Teresa Anderson, who serves as the Global Lead on Climate Justice at ActionAid International and authored the report, emphasised the importance of global banks publicly declaring their commitment to addressing climate change.
However, she highlighted that the extent of their ongoing funding for fossil fuels and industrial agriculture is staggering.
“It is communities in Africa, Asia and Latin America who are suffering the impacts of decisions made in distant banking boardrooms.
“By financing fossil fuel and industrial agriculture in the Global South, banks are condemning communities to the cruel combination of landlessness, deforestation, water pollution and climate change.
With this report, banks can no longer pretend that the issue is out of sight, out of mind,” Anderson stated.
“Banks need to own up to the harm that they are unleashing on the communities and the planet, and urgently stop financing the destruction wreaked by fossil fuels and industrial agriculture.”

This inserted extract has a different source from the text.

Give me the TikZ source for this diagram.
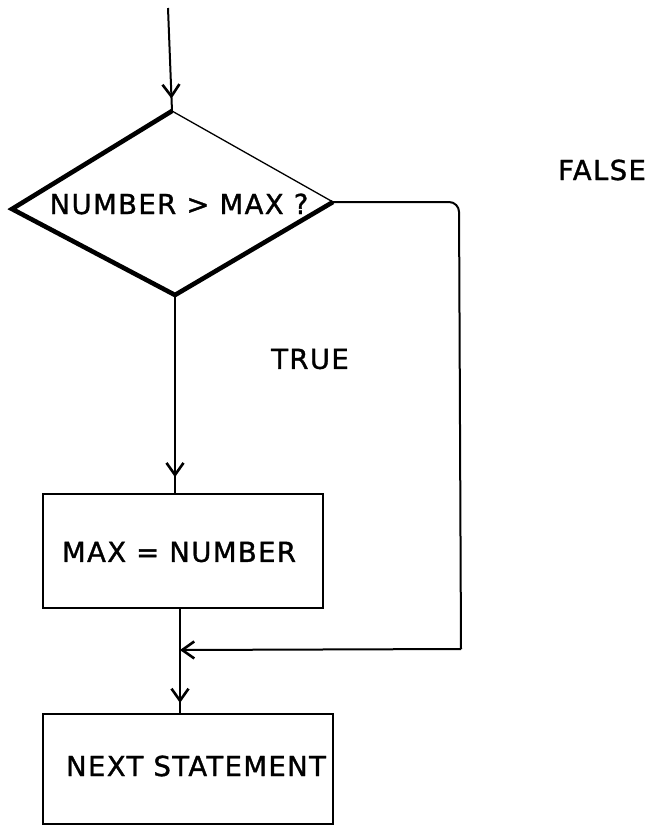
\documentclass[tikz,border=0pt]{standalone}
\usepackage{fontspec}
\setmainfont{DejaVu Sans}[LetterSpace=5,FakeBold=1.2]
\usetikzlibrary{arrows.meta,decorations.markings}
\begin{document}
\begin{tikzpicture}[x=1pt,y=-1pt,
  line width=2pt,
  lbl/.style={font=\fontsize{27.5}{32}\selectfont, inner sep=0pt, anchor=center},
  barb/.style={postaction={decorate},
    decoration={markings,
      mark=at position #1 with {\arrow{Straight Barb[length=12pt,width=17pt,line width=2.6pt]}}}},
  flow/.style={line width=2pt}
]
\useasboundingbox (0,0) rectangle (654,825);

% decision diamond
\coordinate (dtop) at (172,111);
\coordinate (dleft) at (12,209);
\coordinate (dright) at (333,202);
\coordinate (dbot) at (175,295);
\draw[line width=4.6pt, line join=miter] (dright) -- (dbot) -- (dleft) -- (dtop);
\draw[line width=1.3pt] (dtop) -- (dright);
\node[lbl] (cond) at (179,204) {NUMBER > MAX ?};

% process boxes
\node[draw, line width=2pt, minimum width=280pt, minimum height=114pt, inner sep=0pt] (setmax) at (183,551) {};
\node[lbl] (setmaxtxt) at (179,552) {MAX = NUMBER};
\node[draw, line width=2pt, minimum width=290pt, minimum height=110pt, inner sep=0pt] (next) at (188,769) {};
\node[lbl] (nexttxt) at (196,766) {NEXT STATEMENT};

% branch labels
\node[lbl] (true) at (310,359) {TRUE};
\node[lbl] (false) at (602,170) {FALSE};

% connectors
\coordinate (entry) at (168,8);
\coordinate (merge) at (180,650);
\coordinate (corner) at (461,649);
\draw[flow, barb=0.88] (entry) -- (dtop);
\draw[flow, barb=0.92] (dbot) -- (dbot |- setmax.north);
\draw[flow] (merge |- setmax.south) -- (merge);
\draw[flow, barb=0.84] (merge) -- (merge |- next.north);
\draw[flow, rounded corners=10pt] (dright) -- (459,202) -- (corner);
\draw[flow, barb=1] (corner) -- (merge);
\end{tikzpicture}
\end{document}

The report’s authors are calling on governments to implement regulations within the banking, finance, fossil fuel, and industrial agriculture sectors to prevent further harm to the continent’s environment.
They assert that human rights considerations are often overlooked when these projects are initiated, and they urge governments to enhance their policies in this regard.
Additionally, the authors emphasise the necessity of incorporating principles like free, prior, and informed consent (FPIC), robust safeguards, and effective mechanisms for disclosure and redress.